Yup, I hate MMO’s, but I also employ the very simple solution of not playing them. It’s surprisingly effective.

But that’s the thing, isn’t it? A lot of people (myself included) really want to play an MMO and get into it and have a good time doing it. A massively multiplayer fantasy or sci-fi game was a common daydream of mine as a young gamer. I just can’t get into MMOs as they exist commonly today because there’s nothing compelling to me as a gamer.
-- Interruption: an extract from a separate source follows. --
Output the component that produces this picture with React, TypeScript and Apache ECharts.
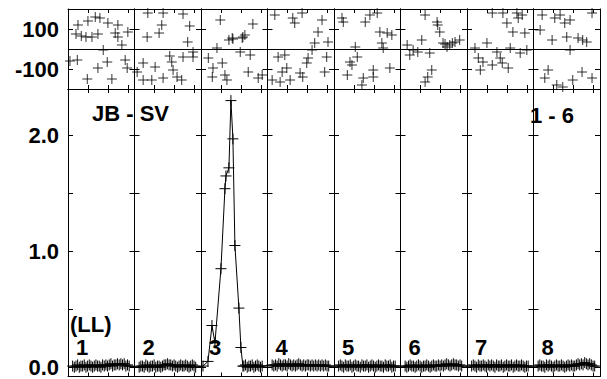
import React, { useEffect, useRef } from "react";
import * as echarts from "echarts";

// ---------- data ----------
const PANEL_LABELS = ["1", "2", "3", "4", "5", "6", "7", "8"];
const PHASE_TICKS = [0.3, 0.6, 0.9];
const TOP_LABEL_VALUES = [-100, 100];
const BOTTOM_TICKS = [0, 0.5, 1, 1.5, 2];
const BOTTOM_LABEL_VALUES = [0, 1, 2];

// phase scatter (phase within panel, degrees)
const TOP_P1 = [[0.15,120],[0.30,140],[0.41,160],[0.48,155],[0.60,130],[0.75,120],[0.90,85],[0.12,75],[0.20,65],[0.27,60],[0.36,60],[0.45,75],[0.71,80],[0.75,60],[0.81,20],[0.53,-5],[0.59,-65],[0.45,-95],[0.14,-55],[0.86,-55],[0.89,-95],[0.29,-150],[0.66,-150],[0.03,-60]];
const TOP_P2 = [[0.20,180],[0.43,180],[0.73,175],[0.41,120],[0.83,115],[0.19,60],[0.37,80],[0.80,35],[0.88,-15],[0.53,-35],[0.13,-70],[0.31,-90],[0.56,-65],[0.73,-40],[0.88,-40],[0.04,-115],[0.26,-155],[0.43,-145],[0.64,-140],[0.71,-155],[0.58,-105],[0.13,-155]];
const TOP_P3 = [[0.29,145],[0.78,125],[0.47,55],[0.63,60],[0.42,45],[0.48,50],[0.62,55],[0.66,70],[0.24,5],[0.59,-15],[0.74,-30],[0.11,-45],[0.32,-70],[0.18,-95],[0.17,-140],[0.39,-155],[0.36,-130],[0.71,-115],[0.86,-145],[0.92,-130]];
const TOP_P4 = [[0.11,170],[0.38,155],[0.52,180],[0.41,130],[0.82,145],[0.76,85],[0.71,30],[0.91,35],[0.67,-5],[0.61,-45],[0.16,-40],[0.26,-30],[0.89,-40],[0.59,-70],[0.29,-95],[0.49,-120],[0.22,-115],[0.86,-115],[0.07,-155],[0.19,-165],[0.34,-155],[0.53,-140]];
const TOP_P5 = [[0.12,155],[0.14,135],[0.47,135],[0.54,170],[0.65,180],[0.69,85],[0.80,80],[0.87,70],[0.72,30],[0.32,10],[0.74,5],[0.35,-40],[0.24,-65],[0.27,-80],[0.20,-130],[0.44,-145],[0.59,-105],[0.84,-95],[0.42,-180],[0.59,-140]];
const TOP_P6 = [[0.37,170],[0.55,135],[0.56,120],[0.59,85],[0.32,45],[0.10,20],[0.19,-5],[0.14,-30],[0.26,-15],[0.44,-20],[0.70,10],[0.74,20],[0.82,35],[0.89,45],[0.64,30],[0.67,25],[0.78,30],[0.47,-105],[0.41,-140],[0.37,-165]];
const TOP_P7 = [[0.38,180],[0.54,180],[0.75,180],[0.83,170],[0.77,155],[0.60,130],[0.69,85],[0.87,80],[0.30,30],[0.12,5],[0.17,-45],[0.24,-65],[0.45,-15],[0.50,-45],[0.38,-80],[0.65,5],[0.80,-20],[0.90,-5],[0.20,-105],[0.62,-95],[0.53,-70]];
const TOP_P8 = [[0.13,170],[0.32,155],[0.40,170],[0.47,130],[0.55,145],[0.88,180],[0.10,95],[0.28,45],[0.55,-5],[0.67,55],[0.74,45],[0.80,35],[0.50,60],[0.22,-105],[0.17,-145],[0.35,-180],[0.44,-190],[0.59,-155],[0.73,-115],[0.88,-145]];
const TOP_PANELS = [TOP_P1, TOP_P2, TOP_P3, TOP_P4, TOP_P5, TOP_P6, TOP_P7, TOP_P8];

// power curve (phase within panel -> value)
const NOISE_PHASES = [0.07,0.095,0.12,0.145,0.17,0.195,0.22,0.245,0.27,0.295,0.32,0.345,0.37,0.395,0.42,0.445,0.47,0.495,0.52,0.545,0.57,0.595,0.62,0.645,0.67,0.695,0.72,0.745,0.77,0.795,0.82,0.845,0.87,0.895,0.92];
const LOW_P1 = [0.01,0.00,0.01,0.02,0.00,0.01,0.01,0.02,0.00,0.01,0.02,0.01,0.00,0.01,0.02,0.01,0.01,0.00,0.02,0.01,0.02,0.01,0.02,0.03,0.01,0.02,0.02,0.03,0.02,0.03,0.02,0.03,0.01,0.02,0.01];
const LOW_P2 = [0.00,0.01,0.01,0.00,0.02,0.01,0.00,0.01,0.01,0.02,0.00,0.01,0.01,0.00,0.01,0.02,0.02,0.03,0.02,0.02,0.01,0.02,0.01,0.00,0.01,0.02,0.01,0.01,0.02,0.01,0.00,0.01,0.02,0.01,0.00];
const PEAK_P3 = [[0.03,0.01],[0.105,0.05],[0.165,0.36],[0.21,0.21],[0.30,0.85],[0.36,1.54],[0.375,1.65],[0.42,1.72],[0.45,2.30],[0.48,1.97],[0.51,1.05],[0.57,0.51],[0.60,0.17],[0.63,0.01]];
const LOW_P3_TAIL = [0.01,0.02,0.00,0.01,0.01,0.02,0.00,0.01,0.02,0.01,0.00,0.01];
const LOW_P4 = [0.02,0.01,0.02,0.01,0.03,0.02,0.01,0.02,0.02,0.01,0.03,0.02,0.01,0.02,0.01,0.02,0.03,0.02,0.01,0.02,0.01,0.02,0.02,0.01,0.02,0.01,0.02,0.01,0.02,0.01,0.02,0.01,0.02,0.01,0.01];
const LOW_P5 = [0.01,0.02,0.01,0.00,0.02,0.01,0.01,0.02,0.00,0.01,0.02,0.01,0.01,0.00,0.02,0.01,0.01,0.02,0.00,0.01,0.02,0.01,0.00,0.01,0.02,0.01,0.01,0.00,0.02,0.01,0.01,0.02,0.00,0.01,0.01];
const LOW_P6 = [0.01,0.00,0.01,0.02,0.01,0.01,0.00,0.01,0.02,0.01,0.00,0.01,0.01,0.02,0.01,0.00,0.01,0.02,0.01,0.01,0.02,0.01,0.02,0.01,0.02,0.03,0.02,0.01,0.02,0.03,0.02,0.02,0.01,0.02,0.01];
const LOW_P7 = [0.01,0.02,0.01,0.00,0.02,0.01,0.01,0.02,0.01,0.00,0.02,0.01,0.02,0.01,0.00,0.02,0.01,0.01,0.02,0.00,0.01,0.02,0.01,0.01,0.02,0.00,0.01,0.02,0.01,0.01,0.02,0.01,0.00,0.01,0.01];
const LOW_P8 = [0.01,0.02,0.01,0.01,0.00,0.02,0.01,0.02,0.01,0.00,0.01,0.02,0.01,0.01,0.02,0.01,0.00,0.01,0.02,0.01,0.02,0.01,0.01,0.02,0.03,0.02,0.03,0.02,0.04,0.03,0.02,0.03,0.02,0.01,0.01];
const LOW_PANELS = [LOW_P1, LOW_P2, null, LOW_P4, LOW_P5, LOW_P6, LOW_P7, LOW_P8];

// ---------- layout ----------
const W = 607;
const H = 379;
const LEFT = 68;
const PANEL_W = 66.5;
const N = 8;
const TOP_Y = 9;
const TOP_H = 80;
const BOT_Y = 89;
const BOT_H = 287.5;
const TOP_MIN = -200;
const TOP_MAX = 200;
const BOT_MIN = -0.08;
const BOT_MAX = 2.4;
const FONT = "'Liberation Sans', Arial, sans-serif";
const FONT_SIZE = 22;
const PLUS = "path://M5 0 L5 10 M0 5 L10 5";

function buildOption() {
  const grids: any[] = [
    { left: LEFT, top: TOP_Y, width: PANEL_W * N, height: TOP_H },
    { left: LEFT, top: BOT_Y, width: PANEL_W * N, height: BOT_H },
  ];
  const xAxes: any[] = [
    { type: "value", gridIndex: 0, min: 0, max: N, show: false },
    { type: "value", gridIndex: 1, min: 0, max: N, show: false },
  ];
  const yAxes: any[] = [
    { type: "value", gridIndex: 0, min: TOP_MIN, max: TOP_MAX, show: false },
    { type: "value", gridIndex: 1, min: BOT_MIN, max: BOT_MAX, show: false },
  ];
  const axisLine = { show: true, onZero: false, lineStyle: { color: "#000", width: 1 } };
  const labelStyle = { color: "#000", fontFamily: FONT, fontWeight: "bold", fontSize: FONT_SIZE, margin: 9 };

  for (let strip = 0; strip < 2; strip++) {
    for (let i = 0; i < N; i++) {
      const gi = grids.length;
      grids.push({
        left: LEFT + i * PANEL_W,
        top: strip === 0 ? TOP_Y : BOT_Y,
        width: PANEL_W,
        height: strip === 0 ? TOP_H : BOT_H,
      });
      for (const pos of ["bottom", "top"]) {
        xAxes.push({
          type: "value", gridIndex: gi, position: pos, min: 0, max: 1,
          axisLine,
          axisTick: { show: true, inside: true, length: 4, customValues: PHASE_TICKS, lineStyle: { color: "#000" } },
          axisLabel: { show: false },
          splitLine: { show: false },
        });
      }
      for (const pos of ["left", "right"]) {
        const showLabel = pos === "left" && i === 0;
        if (strip === 0) {
          yAxes.push({
            type: "value", gridIndex: gi, position: pos, min: TOP_MIN, max: TOP_MAX, interval: 100,
            axisLine,
            axisTick: { show: true, inside: true, length: 5, lineStyle: { color: "#000" } },
            axisLabel: showLabel
              ? { ...labelStyle, show: true, customValues: TOP_LABEL_VALUES, formatter: (v: number) => String(v) }
              : { show: false },
            splitLine: { show: false },
          });
        } else {
          yAxes.push({
            type: "value", gridIndex: gi, position: pos, min: BOT_MIN, max: BOT_MAX,
            axisLine,
            axisTick: { show: true, inside: true, length: 5, customValues: BOTTOM_TICKS, lineStyle: { color: "#000" } },
            axisLabel: showLabel
              ? { ...labelStyle, show: true, customValues: BOTTOM_LABEL_VALUES, formatter: (v: number) => v.toFixed(1) }
              : { show: false },
            splitLine: { show: false },
          });
        }
      }
    }
  }

  const topData = TOP_PANELS.flatMap((pts, i) => pts.map(([p, d]) => [i + p, d]));
  const lowData: number[][] = [];
  LOW_PANELS.forEach((vals, i) => {
    if (vals === null) {
      PEAK_P3.forEach(([p, v]) => lowData.push([i + p, v]));
      const tailPhases = NOISE_PHASES.filter((p) => p > 0.64);
      LOW_P3_TAIL.forEach((v, j) => {
        if (j < tailPhases.length) lowData.push([i + tailPhases[j], v]);
      });
    } else {
      vals.forEach((v, j) => {
        if (j < NOISE_PHASES.length) lowData.push([i + NOISE_PHASES[j], v]);
      });
    }
  });

  const font = `bold ${FONT_SIZE}px ${FONT}`;
  const graphics: any[] = [
    { type: "text", left: 92, top: 102, style: { text: "JB - SV", font, fill: "#000" } },
    { type: "text", left: 530, top: 104, style: { text: "1 - 6", font, fill: "#000" } },
    { type: "text", left: 70, top: 313, style: { text: "(LL)", font, fill: "#000" } },
    ...PANEL_LABELS.map((t, i) => ({
      type: "text", left: LEFT + i * PANEL_W + 8, top: 336,
      style: { text: t, font, fill: "#000" },
    })),
  ];

  return {
    animation: false,
    backgroundColor: "#fff",
    grid: grids,
    xAxis: xAxes,
    yAxis: yAxes,
    graphic: graphics,
    series: [
      {
        type: "scatter",
        xAxisIndex: 0,
        yAxisIndex: 0,
        data: topData,
        symbol: PLUS,
        symbolSize: 10,
        itemStyle: { color: "#000", borderColor: "#000", borderWidth: 1 },
        markLine: {
          silent: true,
          symbol: "none",
          label: { show: false },
          lineStyle: { color: "#000", width: 1, type: "solid" },
          data: [{ yAxis: 0 }],
        },
        z: 3,
      },
      {
        type: "line",
        xAxisIndex: 1,
        yAxisIndex: 1,
        data: lowData,
        symbol: PLUS,
        symbolSize: 11,
        showAllSymbol: true,
        lineStyle: { color: "#000", width: 1 },
        itemStyle: { color: "#000", borderColor: "#000", borderWidth: 1 },
        z: 3,
      },
    ],
  };
}

export default function App() {
  const ref = useRef<HTMLDivElement>(null);
  useEffect(() => {
    if (!ref.current) return;
    const chart = echarts.init(ref.current, null, { renderer: "svg" });
    chart.setOption(buildOption() as any);
    return () => chart.dispose();
  }, []);
  return (
    <div
      ref={ref}
      style={{ position: "fixed", left: 0, top: 0, width: W, height: H, background: "#fff" }}
    />
  );
}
The gameplay sucks, the immersion is non-existent due to a combination of game mechanic requirements and people running around calling everything by cryptic in-joke nicknames, and the only real yardstick of success is how much time you’re willing to dump into it.

I’ve tried most of the major MMOs on the market and every time I either get bored and quit by level 30 or so or I end up with real life commitments that leave me hopelessly behind my friends who play constantly every single night and there’s no reason to try to play catch-up. I’m basically waiting for an MMO that rewards twitch skills in some way and not just how little I have to do in the evenings.

I realize that I am (apparently) a minority in the MMO player community, but I maintain that whoever can nail an action-oriented MMO game on a console with broad appeal will attract a heretofore untapped market of WoW magnitude.

Well, it’s also not your job. Not all of us are so lucky =P

Or within a smell range (accounting for upwind / downwind), or hearing range (again, wind will affect this), or what-not. Monsters that hunt by other than sight = win. =)

Oh man. In my wilder days, I might have told you to go to hell for saying this. ^_^;

Go wild for us again, extarbags. Just this once!

I am sure the millions of people that plunk down subscription fees every month would love to know that the games they are playing are ‘broken’.

Whats you next story? Top 5 reasons why FPS’s are broken? Whats with all this pointing a crosshair at stuff and pressing the mouse button, come on people, duck hunt was 20 years ago!